Creason confirmed he’d taken Drewry’s application and money to the Surry VDH office, but said it “was still a good long time before they got it straight.”
Drewry eventually got desperate and contacted county and VDH staff from Dinwiddie County, another Crater District locality where he serves as county attorney.
“Remarkably they were responsible and after three months of efforts, I finally obtained the needed permit,” Drewry said.
“In the last month, we have been able to fill most positions,” Waldon said. “Due to the extensive training required to work independently, onsite services are currently being handled by the environmental health supervisor.”

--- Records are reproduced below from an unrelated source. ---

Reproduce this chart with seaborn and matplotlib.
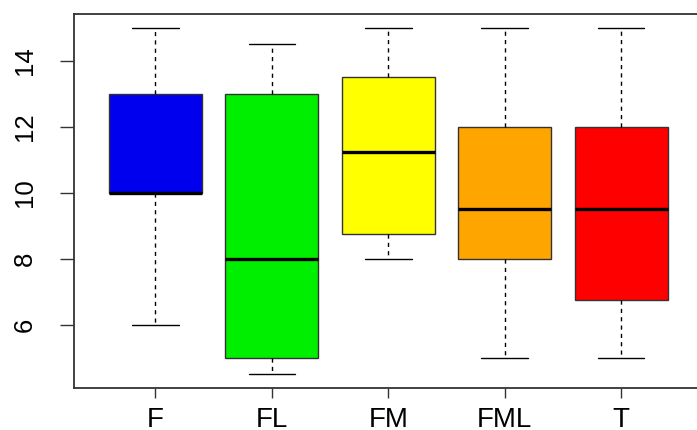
import matplotlib
matplotlib.use("Agg")
import matplotlib.pyplot as plt
import seaborn as sns
import pandas as pd

# Five-number summaries for each group (min, Q1, median, Q3, max)
groups = ["F", "FL", "FM", "FML", "T"]
F_vals = [6, 10, 10, 13, 15]
FL_vals = [4.5, 5, 8, 13, 14.5]
FM_vals = [8, 8.75, 11.25, 13.5, 15]
FML_vals = [5, 8, 9.5, 12, 15]
T_vals = [5, 6.75, 9.5, 12, 15]
box_colors = ["#0000EE", "#00EE00", "#FFFF00", "#FFA500", "#FF0000"]
y_ticks = [6, 8, 10, 12, 14]

df = pd.DataFrame({
    "group": [g for g, v in zip(groups, [F_vals, FL_vals, FM_vals, FML_vals, T_vals]) for _ in v],
    "value": F_vals + FL_vals + FM_vals + FML_vals + T_vals,
})

sns.set_style("white")
plt.rcParams["font.family"] = ["Liberation Sans", "DejaVu Sans"]

fig = plt.figure(figsize=(6.97, 4.30), dpi=100)
W, H = 697, 430
ax = fig.add_axes([74 / W, (H - 388) / H, (702.6 - 74) / W, (388 - 14) / H])

sns.boxplot(
    data=df, x="group", y="value", hue="group", order=groups, hue_order=groups,
    palette=box_colors, saturation=1, legend=False, width=0.8, whis=1.5, ax=ax,
    linecolor="#333333", linewidth=1.0, showfliers=False,
    medianprops={"color": "black", "linewidth": 2.4},
    whiskerprops={"color": "black", "linestyle": (0, (3, 3)), "linewidth": 1.0},
    capprops={"color": "black", "linewidth": 1.0},
)

ax.set_xlim(-0.7, 4.7)
ax.set_ylim(4.08, 15.42)
ax.set_yticks(y_ticks)
ax.set_yticklabels([str(t) for t in y_ticks], rotation=90, va="center")
ax.set_xlabel("")
ax.set_ylabel("")

ax.tick_params(axis="y", length=10, width=1.0, color="#333333", pad=17,
               labelsize=18.5, labelcolor="black", left=True)
ax.tick_params(axis="x", length=7, width=1.0, color="#333333", pad=7,
               labelsize=20, labelcolor="black", bottom=True)
for s in ax.spines.values():
    s.set_color("#333333")
    s.set_linewidth(1.3)

fig.savefig("out.png", dpi=100)
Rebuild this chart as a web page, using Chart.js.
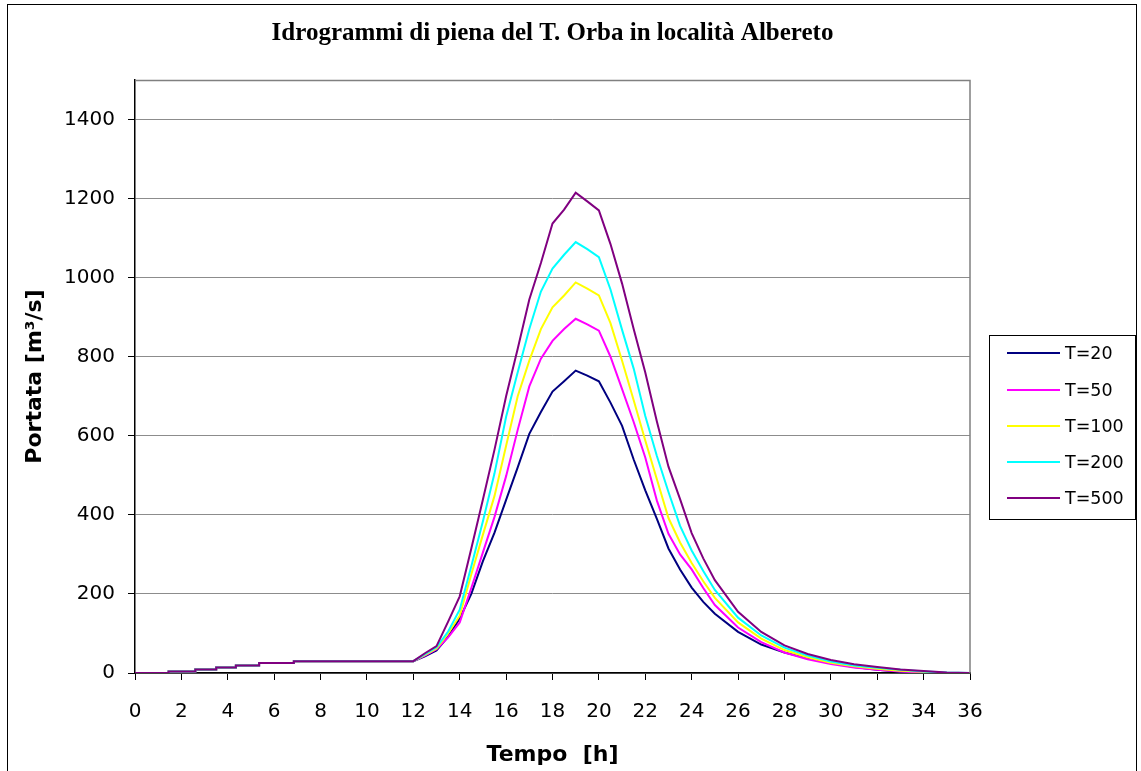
<!DOCTYPE html>
<html>
<head>
<meta charset="utf-8">
<script src="https://cdn.jsdelivr.net/npm/chart.js@4.4.1/dist/chart.umd.min.js"></script>
<style>
html,body{margin:0;padding:0;background:#fff;}
canvas{display:block;}
</style>
</head>
<body>
<canvas id="c" width="1141" height="771"></canvas>
<script>
const titolo = "Idrogrammi di piena del T. Orba in località Albereto";
const titoloX = "Tempo  [h]";
const titoloY = "Portata [m³/s]";
const etichette = ["T=20", "T=50", "T=100", "T=200", "T=500"];
const colori = ["#000080", "#FF00FF", "#FFFF00", "#00FFFF", "#800080"];

// deflusso di base (uguale per tutti i tempi di ritorno)
const tempoBase   = [0, 1.45, 1.45, 2.6, 2.6, 3.5, 3.5, 4.35, 4.35, 5.35, 5.35, 6.85, 6.85];
const portataBase = [0, 0,    4,    4,   9,   9,   14,  14,   19,   19,   25,   25,   30];

// onda di piena
const tempoPiena = [12, 12.5, 13, 13.5, 14, 14.5, 15, 15.5, 16, 16.5, 17, 17.5, 18, 18.5, 19, 19.5, 20, 20.5, 21, 21.5, 22, 22.5, 23, 23.5, 24, 24.5, 25, 26, 27, 28, 29, 30, 31, 32, 33, 34, 35, 36];
const q20  = [30, 42, 57, 92, 138, 200, 283, 355, 438, 520, 605, 660, 712, 738, 765, 752, 738, 684, 625, 540, 462, 390, 315, 262, 216, 180, 150, 104, 72, 52, 37, 25, 15, 8, 3, 0, 0, 0];
const q50  = [30, 44, 60, 90, 128, 215, 305, 395, 498, 615, 725, 795, 840, 870, 896, 882, 866, 800, 718, 635, 545, 436, 352, 300, 262, 215, 172, 115, 78, 52, 35, 23, 14, 8, 4, 1, 0, 0];
const q100 = [30, 46, 62, 100, 145, 250, 350, 448, 575, 700, 790, 870, 925, 955, 988, 972, 955, 885, 790, 690, 588, 490, 392, 330, 278, 232, 190, 128, 87, 58, 40, 26, 17, 11, 6, 3, 0, 0];
const q200 = [30, 48, 65, 105, 160, 270, 384, 505, 648, 761, 870, 965, 1023, 1058, 1090, 1072, 1052, 970, 868, 770, 650, 549, 458, 372, 310, 258, 210, 140, 95, 64, 44, 29, 19, 13, 8, 4, 1, 0];
const q500 = [30, 50, 68, 130, 194, 315, 439, 565, 700, 820, 945, 1037, 1137, 1172, 1215, 1193, 1170, 1085, 985, 870, 760, 636, 522, 440, 354, 290, 235, 155, 104, 70, 48, 33, 22, 15, 9, 5, 1, 0];
const serie = [q20, q50, q100, q200, q500];

const tickX = {min: 0, max: 36, step: 2};
const tickY = {min: 0, max: 1500, step: 200};

const fontSans = '"DejaVu Sans", Verdana, sans-serif';

function punti(q) {
  const p = tempoBase.map((t, i) => ({x: t, y: portataBase[i]}));
  tempoPiena.forEach((t, i) => p.push({x: t, y: q[i]}));
  return p;
}

const datasets = serie.map((q, i) => ({
  label: etichette[i],
  data: punti(q),
  borderColor: colori[i],
  backgroundColor: colori[i],
  borderWidth: 2,
  pointRadius: 0,
  showLine: true,
  fill: false,
  tension: 0,
  order: serie.length - i
}));

const cornice = {
  id: 'cornice',
  beforeDraw(chart) {
    const ctx = chart.ctx;
    ctx.save();
    ctx.fillStyle = '#fff';
    ctx.fillRect(0, 0, chart.width, chart.height);
    ctx.restore();
  },
  afterDraw(chart) {
    const ctx = chart.ctx;
    const a = chart.chartArea;
    ctx.save();
    // bordo esterno
    ctx.strokeStyle = '#000';
    ctx.lineWidth = 1;
    ctx.strokeRect(7.5, 4.5, 1129, 800);
    // bordo area del grafico (alto e destra)
    ctx.strokeStyle = '#808080';
    ctx.lineWidth = 1.5;
    ctx.beginPath();
    ctx.moveTo(a.left, a.top + 0.5);
    ctx.lineTo(a.right, a.top + 0.5);
    ctx.lineTo(a.right, a.bottom);
    ctx.stroke();
    // legenda
    ctx.strokeStyle = '#000';
    ctx.lineWidth = 1;
    ctx.strokeRect(989.5, 335.5, 146, 184);
    const ys = [353, 390, 426, 462, 498];
    ctx.font = '17.5px ' + fontSans;
    ctx.textBaseline = 'middle';
    ctx.fillStyle = '#000';
    chart.data.datasets.forEach((d, i) => {
      ctx.strokeStyle = d.borderColor;
      ctx.lineWidth = 2;
      ctx.beginPath();
      ctx.moveTo(1007, ys[i]);
      ctx.lineTo(1060, ys[i]);
      ctx.stroke();
      ctx.fillText(d.label, 1065, ys[i] + 1);
    });
    ctx.restore();
  }
};

new Chart(document.getElementById('c'), {
  type: 'scatter',
  data: {datasets},
  plugins: [cornice],
  options: {
    responsive: false,
    animation: false,
    devicePixelRatio: 1,
    layout: {padding: {top: 0, right: 171, bottom: 0, left: 0}},
    plugins: {
      legend: {display: false},
      tooltip: {enabled: false},
      title: {
        display: true,
        fullSize: false,
        text: titolo,
        color: '#000',
        font: {family: '"Liberation Serif", "Times New Roman", serif', size: 25, weight: 'bold', lineHeight: 1.2},
        padding: {top: 19, bottom: 31}
      }
    },
    scales: {
      x: {
        type: 'linear',
        min: tickX.min,
        max: tickX.max,
        ticks: {stepSize: tickX.step, color: '#000', padding: 20, maxRotation: 0, autoSkip: false,
                font: {family: fontSans, size: 20}},
        grid: {drawOnChartArea: false, drawTicks: true, tickLength: 7, tickColor: '#000'},
        border: {color: '#000', width: 1.5},
        title: {display: true, text: titoloX, color: '#000', padding: {top: 3, bottom: 3},
                font: {family: fontSans, size: 22, weight: 'bold'}},
        afterFit(s) { s.height = 98; }
      },
      y: {
        type: 'linear',
        min: tickY.min,
        max: tickY.max,
        afterBuildTicks(s) { s.ticks = s.ticks.filter(t => t.value % tickY.step === 0); },
        ticks: {stepSize: tickY.step, color: '#000', padding: 13,
                callback: v => String(v),
                font: {family: fontSans, size: 20}},
        grid: {color: '#8c8c8c', lineWidth: 1, drawTicks: true, tickLength: 7, tickColor: '#000'},
        border: {color: '#000', width: 1.5},
        title: {display: true, text: titoloY, color: '#000', padding: {top: 22, bottom: 22},
                font: {family: fontSans, size: 22, weight: 'bold'}},
        afterFit(s) { s.width = 135; }
      }
    }
  }
});
</script>
</body>
</html>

Waldon noted, as Gregory had, that residents who qualify for an emergency or express well permit have the option to request expedited processing, but “this is a separate process that must be identified on the application to ensure priority processing,” she said.
The permit form is available at www.vdh.virginia.gov/content/uploads/sites/20/2019/08/Septic-and-Well-Application-8-11-19-1.pdf. Obtaining the required permits ultimately falls to the landowner, not the well driller, Gregory said.